**Recorded data:**
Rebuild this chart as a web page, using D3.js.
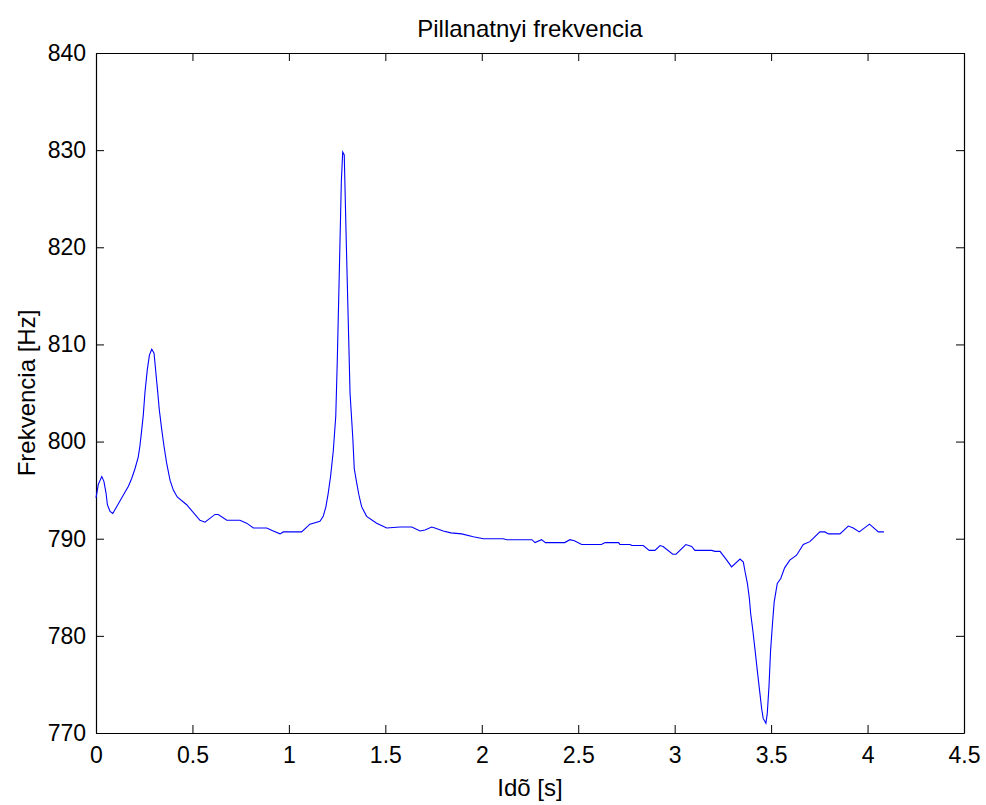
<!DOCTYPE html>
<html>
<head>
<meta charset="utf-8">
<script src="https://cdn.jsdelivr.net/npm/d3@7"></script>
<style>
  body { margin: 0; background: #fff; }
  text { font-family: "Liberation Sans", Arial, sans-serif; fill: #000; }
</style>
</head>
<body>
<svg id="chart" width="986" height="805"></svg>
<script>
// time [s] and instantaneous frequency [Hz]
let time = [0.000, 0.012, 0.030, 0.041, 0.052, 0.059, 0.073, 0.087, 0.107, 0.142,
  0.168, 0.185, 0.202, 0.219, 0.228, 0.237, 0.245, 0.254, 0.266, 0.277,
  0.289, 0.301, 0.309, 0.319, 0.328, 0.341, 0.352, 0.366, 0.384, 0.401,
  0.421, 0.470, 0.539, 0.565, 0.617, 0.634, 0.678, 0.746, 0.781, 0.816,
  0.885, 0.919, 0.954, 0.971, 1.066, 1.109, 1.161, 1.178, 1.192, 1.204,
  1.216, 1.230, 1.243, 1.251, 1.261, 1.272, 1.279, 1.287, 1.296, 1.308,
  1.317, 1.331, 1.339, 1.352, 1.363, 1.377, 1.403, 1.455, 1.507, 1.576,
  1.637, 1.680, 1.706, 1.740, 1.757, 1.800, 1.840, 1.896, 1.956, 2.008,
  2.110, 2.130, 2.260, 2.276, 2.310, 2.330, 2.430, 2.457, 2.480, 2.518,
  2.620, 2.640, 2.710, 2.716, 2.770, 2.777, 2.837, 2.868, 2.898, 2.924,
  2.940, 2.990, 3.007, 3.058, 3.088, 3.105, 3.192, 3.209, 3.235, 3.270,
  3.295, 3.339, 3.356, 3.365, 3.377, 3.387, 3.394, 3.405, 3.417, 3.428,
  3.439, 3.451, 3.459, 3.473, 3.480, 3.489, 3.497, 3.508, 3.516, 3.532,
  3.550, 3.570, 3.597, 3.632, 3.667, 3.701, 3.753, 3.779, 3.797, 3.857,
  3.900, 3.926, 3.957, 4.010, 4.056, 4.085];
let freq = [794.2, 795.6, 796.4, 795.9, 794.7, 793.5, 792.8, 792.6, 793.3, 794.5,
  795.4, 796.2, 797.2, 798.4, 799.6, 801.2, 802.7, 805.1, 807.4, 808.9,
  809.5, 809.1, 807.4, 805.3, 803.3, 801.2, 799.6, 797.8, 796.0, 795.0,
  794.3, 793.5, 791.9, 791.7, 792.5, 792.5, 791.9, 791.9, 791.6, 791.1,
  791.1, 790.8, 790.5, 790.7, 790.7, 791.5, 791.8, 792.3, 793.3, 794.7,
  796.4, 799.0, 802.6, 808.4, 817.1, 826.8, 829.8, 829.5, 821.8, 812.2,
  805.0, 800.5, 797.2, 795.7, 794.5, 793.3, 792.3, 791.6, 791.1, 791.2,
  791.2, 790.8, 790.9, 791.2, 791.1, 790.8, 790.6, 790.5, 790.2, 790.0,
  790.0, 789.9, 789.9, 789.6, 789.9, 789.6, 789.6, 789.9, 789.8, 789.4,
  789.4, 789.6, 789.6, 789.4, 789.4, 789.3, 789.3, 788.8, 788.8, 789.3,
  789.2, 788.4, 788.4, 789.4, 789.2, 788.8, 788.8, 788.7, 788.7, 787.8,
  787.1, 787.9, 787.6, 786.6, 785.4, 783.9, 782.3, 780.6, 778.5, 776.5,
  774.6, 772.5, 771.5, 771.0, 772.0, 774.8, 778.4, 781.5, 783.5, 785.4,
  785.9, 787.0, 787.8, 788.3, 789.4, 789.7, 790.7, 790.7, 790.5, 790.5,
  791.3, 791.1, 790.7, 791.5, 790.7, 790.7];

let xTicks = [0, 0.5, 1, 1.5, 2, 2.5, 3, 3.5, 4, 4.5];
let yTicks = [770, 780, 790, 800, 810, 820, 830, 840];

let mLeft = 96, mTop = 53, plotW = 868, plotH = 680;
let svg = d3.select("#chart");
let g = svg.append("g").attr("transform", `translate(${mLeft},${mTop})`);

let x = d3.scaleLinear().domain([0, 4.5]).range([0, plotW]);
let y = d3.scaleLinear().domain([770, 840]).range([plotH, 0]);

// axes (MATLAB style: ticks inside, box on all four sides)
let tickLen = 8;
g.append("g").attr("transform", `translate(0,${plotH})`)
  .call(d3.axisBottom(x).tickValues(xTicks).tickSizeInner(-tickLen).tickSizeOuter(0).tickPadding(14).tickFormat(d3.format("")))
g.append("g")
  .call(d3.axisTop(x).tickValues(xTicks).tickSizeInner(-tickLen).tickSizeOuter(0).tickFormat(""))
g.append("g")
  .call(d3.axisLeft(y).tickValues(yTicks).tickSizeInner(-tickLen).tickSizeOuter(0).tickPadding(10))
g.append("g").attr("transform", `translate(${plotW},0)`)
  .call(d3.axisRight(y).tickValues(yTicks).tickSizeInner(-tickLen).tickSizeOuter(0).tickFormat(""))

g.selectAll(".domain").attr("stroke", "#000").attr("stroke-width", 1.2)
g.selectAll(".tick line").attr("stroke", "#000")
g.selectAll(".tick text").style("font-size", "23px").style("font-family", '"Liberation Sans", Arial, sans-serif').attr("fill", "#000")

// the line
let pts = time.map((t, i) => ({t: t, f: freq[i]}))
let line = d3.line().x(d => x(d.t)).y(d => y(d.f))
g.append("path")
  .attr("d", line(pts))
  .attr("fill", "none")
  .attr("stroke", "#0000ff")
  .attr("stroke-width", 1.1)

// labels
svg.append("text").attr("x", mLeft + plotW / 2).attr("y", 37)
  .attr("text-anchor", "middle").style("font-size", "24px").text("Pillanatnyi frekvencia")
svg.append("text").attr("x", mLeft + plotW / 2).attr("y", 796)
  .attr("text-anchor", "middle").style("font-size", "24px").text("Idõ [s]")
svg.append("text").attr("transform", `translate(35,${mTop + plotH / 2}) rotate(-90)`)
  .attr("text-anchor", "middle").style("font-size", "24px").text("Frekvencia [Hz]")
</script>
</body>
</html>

**Given problem:**
Look for lines containing the string "chart" and copy them all.

**Answer to the exercise:**
Rebuild this chart as a web page, using D3.js.
<svg id="chart" width="986" height="805"></svg>
let svg = d3.select("#chart");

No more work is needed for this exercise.